FRANKLIN, Tennessee >> It’s Palm Sunday, and across the greater Nashville, Tennessee, region, many Christians headed to worship services grief-stricken and hurting for the lives stolen too soon in The Covenant School shooting.
Their heartsick pastors sought to bring comfort to those seeking answers to unanswerable questions after a heavily armed assailant turned a regular day into a horror story for the private, Christian grade school in Nashville.
“If a week like this teaches me anything, it’s that today is the day to believe,” senior pastor Scott Sauls told his congregation at Christ Presbyterian Church which is hosting funerals for three of the six victims..
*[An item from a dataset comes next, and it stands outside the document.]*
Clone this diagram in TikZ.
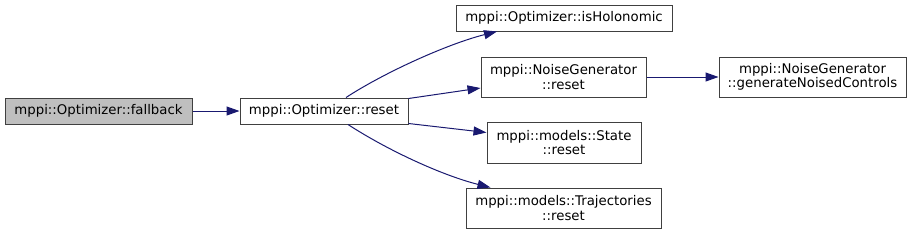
\documentclass[tikz,border=0pt]{standalone}
\usepackage{fontspec}
\setmainfont{DejaVu Sans}
\usepackage{tikz}
\usetikzlibrary{arrows.meta,calc}

\definecolor{edgeblue}{HTML}{191970}
\definecolor{boxline}{HTML}{404040}
\definecolor{curfill}{HTML}{BFBFBF}

\begin{document}
\begin{tikzpicture}[x=1pt, y=-1pt,
    every node/.style={font=\fontsize{13.3}{14.6}\selectfont},
    fn/.style={draw=boxline, line width=1pt, fill=white, inner sep=0pt, align=center},
    edge/.style={draw=edgeblue, line width=1pt, -{Triangle[length=13pt,width=9pt]}}]
  \useasboundingbox (0,0) rectangle (912,234);
  % callers and callees
  \node[fn, fill=curfill, minimum width=187pt, minimum height=26pt] (fallback) at (98.5,111) {mppi::Optimizer::fallback};
  \node[fn, minimum width=168pt, minimum height=26pt] (reset) at (324,111) {mppi::Optimizer::reset};
  \node[fn, minimum width=216pt, minimum height=26pt] (isHol) at (564,18) {mppi::Optimizer::isHolonomic};
  \node[fn, minimum width=165pt, minimum height=40pt] (ngReset) at (563.5,77) {mppi::NoiseGenerator\\::reset};
  \node[fn, minimum width=154pt, minimum height=41pt] (stReset) at (564,142.5) {mppi::models::State\\::reset};
  \node[fn, minimum width=195pt, minimum height=40pt] (trReset) at (563.5,208) {mppi::models::Trajectories\\::reset};
  \node[fn, minimum width=187pt, minimum height=40pt] (genCtrl) at (812.5,77) {mppi::NoiseGenerator\\::generateNoisedControls};
  % calls
  \draw[edge] (fallback.east) -- (reset.west);
  \draw[edge] ([xshift=22pt]reset.north) .. controls +(40,-26) and +(-48,12) .. ([xshift=-67pt]isHol.south);
  \draw[edge] ([yshift=-1pt]reset.north east) -- ([yshift=-11pt]ngReset.west);
  \draw[edge] ([yshift=1pt]reset.south east) -- ([yshift=10pt]stReset.west);
  \draw[edge] ([xshift=24pt]reset.south) .. controls +(40,26) and +(-48,-12) .. ([xshift=-73pt]trReset.north);
  \draw[edge] (ngReset.east) -- (genCtrl.west);
\end{tikzpicture}
\end{document}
“None of us is guaranteed tomorrow, let alone the next hour,” Sauls said. “The only comfort that exists in life and in death, for body and soul, is that we belong to our faithful savior Jesus Christ.”
The promise of the gospel doesn’t diminish the pain and the grief, Sauls added. And he acknowledged that scripture is limited when it comes to answering the question of why: “Why this child? Why this beloved educator and wife and mother and grandmother?”
On the first Sunday after the attack — and the start of Christianity’s most sobering and sacred week — the tragedy could not and should not be avoided, said pastor George Grant, a local Presbyterian leader with ties to the school and the adjoining Covenant Presbyterian Church.
“We have to engage with what has happened,” he told The Associated Press a few days after the Monday shooting. “The Bible calls us to mourn with those who mourn, to weep with those who weep and so we will.”
Authorities say a 28-year-old former Covenant student killed six people at the school before being shot and killed by police. In the aftermath, Grant and other clergy decided to make space in their Palm Sunday services for communal grief.
“Any pastor or preacher that’s standing up in a pulpit this weekend is doing so as a wounded healer,” said Nashville Catholic Bishop J. Mark Spalding, who believes being in community is key at this time. “In tragedies and disasters, many of us can isolate which doesn’t help heal as well as reaching out.”
Together on Palm Sunday, and in between victims’ funerals, their church members lamented the dead: the three 9-year-olds — Evelyn Dieckhaus, Hallie Scruggs and William Kinney — and Katherine Koonce, 60, the head of the school; Mike Hill, 61, a custodian; and Cynthia Peak, 61, a substitute teacher.
While sense can’t be made of the senseless, Grant said Christianity offers a message of hope that’s even more pronounced on Palm Sunday, which marks the biblical account of Jesus’ triumphant entry into Jerusalem before his crucifixion and resurrection.